The neighbourhood of Davenport stretches from Bathurst in the east, and across to Lansdowne in  the west, between Davenport Road and the CN rail line. A longstanding working-class neighbourhood owing to the high number of factories from previous decades, Davenport is home to many Italian, Vietnamese and Portuguese families who have made proud homes from modest houses. Gentrification has brought sleek townhouses and wealthy professionals to the neighbourhood, too, but there remains a stretch from Christie to Shaw that hosts co-op and low-income housing and accommodations for senior citizens as well. Davenport, like many central-west neighbourhoods, is a diverse cultural and socio-economic mix.

House style:

The majority of properties available in Davenport are condo townhouses – often on the sites of former factories and warehouses. Freehold properties are predominantly semi-detached units with the occasional detached home, and there are a few classic townhouses as well. Architecturally, Davenport is a blend of English Cottage, Edwardian and Tudor-style homes with fantastic curb appeal. Houses tend to be slightly more affordable than homes to the east near Casa Loma.

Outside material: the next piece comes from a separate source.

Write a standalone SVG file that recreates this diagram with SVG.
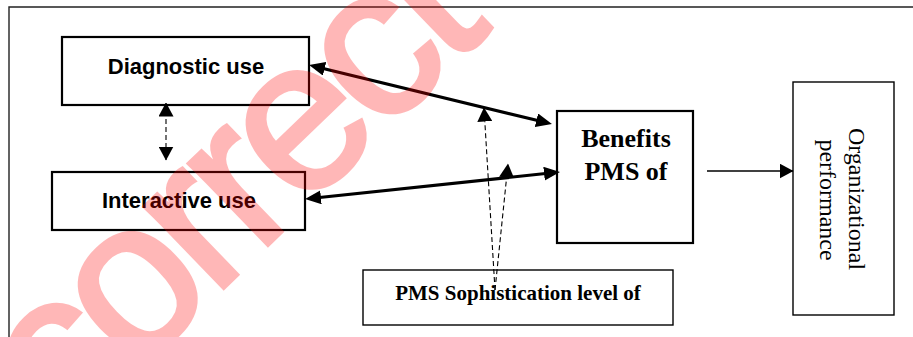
<svg xmlns="http://www.w3.org/2000/svg" width="913" height="337" viewBox="0 0 913 337">
<style>
.box{fill:#fff;stroke:#000;stroke-width:2.2}
.thin{fill:#fff;stroke:#000;stroke-width:1.4}
.lbl{font-family:"Liberation Sans",Arial,sans-serif;font-weight:bold;font-size:22px;text-anchor:middle;fill:#000}
.ser{font-family:"Liberation Serif","Times New Roman",serif;text-anchor:middle;fill:#000}
.thick{stroke:#000;stroke-width:3.2;fill:none}
.dash{stroke:#000;stroke-width:1.1;fill:none;stroke-dasharray:5,3}
.wm{font-family:"Liberation Sans",Arial,sans-serif;font-size:215px;letter-spacing:-10px;fill:#ff0000;stroke:#ff0000;stroke-width:4}
</style>
<defs>
<marker id="hb" markerUnits="userSpaceOnUse" markerWidth="16" markerHeight="14" refX="11" refY="7" orient="auto-start-reverse"><path d="M0,0 L16,7 L0,14 z" fill="#000"/></marker>
<marker id="hs" markerUnits="userSpaceOnUse" markerWidth="14" markerHeight="15" refX="13.5" refY="7.5" orient="auto-start-reverse"><path d="M0,0 L14,7.5 L0,15 z" fill="#000"/></marker>
</defs>
<rect width="913" height="337" fill="#fff"/>
<path d="M9,337 L9,7 L913,7" fill="none" stroke="#222" stroke-width="1.4"/>
<g id="diagnostic">
<rect class="box" x="62" y="37" width="247" height="68"/>
<text class="lbl" x="186" y="74">Diagnostic use</text>
</g>
<g id="interactive">
<rect class="box" x="52" y="172" width="253" height="58"/>
<text class="lbl" x="179" y="208">Interactive use</text>
</g>
<g id="benefits">
<rect class="box" x="557" y="111" width="136" height="132"/>
<text class="ser" font-weight="bold" font-size="26" x="626" y="147">Benefits</text>
<text class="ser" font-weight="bold" font-size="26" x="626" y="180">PMS of</text>
</g>
<g id="sophistication">
<rect class="thin" x="363" y="270" width="310" height="55"/>
<text class="ser" font-weight="bold" font-size="21" x="518" y="300">PMS Sophistication level of</text>
</g>
<g id="organizational">
<rect class="thin" x="793" y="82" width="101" height="233"/>
<text class="ser" font-size="24" transform="translate(849,199) rotate(90)">Organizational</text>
<text class="ser" font-size="24" transform="translate(820,200) rotate(90)">performance</text>
</g>
<g id="connectors">
<line class="thick" x1="313.9" y1="66.2" x2="547.1" y2="122.8" marker-start="url(#hb)" marker-end="url(#hb)"/>
<line class="thick" x1="310" y1="198.5" x2="555" y2="172.5" marker-start="url(#hb)" marker-end="url(#hb)"/>
<line class="dash" x1="166" y1="103" x2="166" y2="160" marker-start="url(#hs)" marker-end="url(#hs)"/>
<line class="dash" x1="495" y1="290" x2="484" y2="108" marker-end="url(#hs)"/>
<line class="dash" x1="495" y1="290" x2="508" y2="164" marker-end="url(#hs)"/>
<line stroke="#000" stroke-width="1.3" x1="707" y1="171" x2="793" y2="171" marker-end="url(#hs)"/>
</g>
<g id="watermark" opacity="0.28">
<text class="wm" transform="translate(64,442) rotate(-44)">correct</text>
</g>
</svg>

The average price of a home in Davenport is about $805,000, though some of the larger, fully detached houses on side streets can sell for up to $2 million. The average price for a condo is $636,000. The average cost to rent a home is $3,160 per month.

Local schools:

Slightly north of Davenport between Ossington and Dufferin, you’ll find Winona Drive Senior Public School, as well as Oakwood Collegiate Institute. The latter provides many specialized programs, including extended French, and high-skills majors in arts and culture as well as sports, plus programs for individuals with learning disabilities. You’ll also find The Japanese School of Toronto in Davenport, and several other Catholic and junior schools.

The commute:

Buses run along all the major north/south streets if you need to get to the Bloor line for your commute. By TTC, it should take 30 minutes to reach Union Station. Bike lanes along Davenport make it easy to ride east or west, with Davenport careening south towards downtown east of Spadina. The drive to Union will take you 20 minutes in good traffic, straight down Avenue Road to University.

A little bit of history:

Davenport Road traces a path historically used as a portaging route by First Nations tribes and the French-Canadian voyageurs. In the early 19th century, Davenport was subdivided into farmlands, and an early settler – ensign John McGill – named his home Davenport based upon the French word dauen-port:  the town on the trickling stream.


We’re a little stuck to find a downside!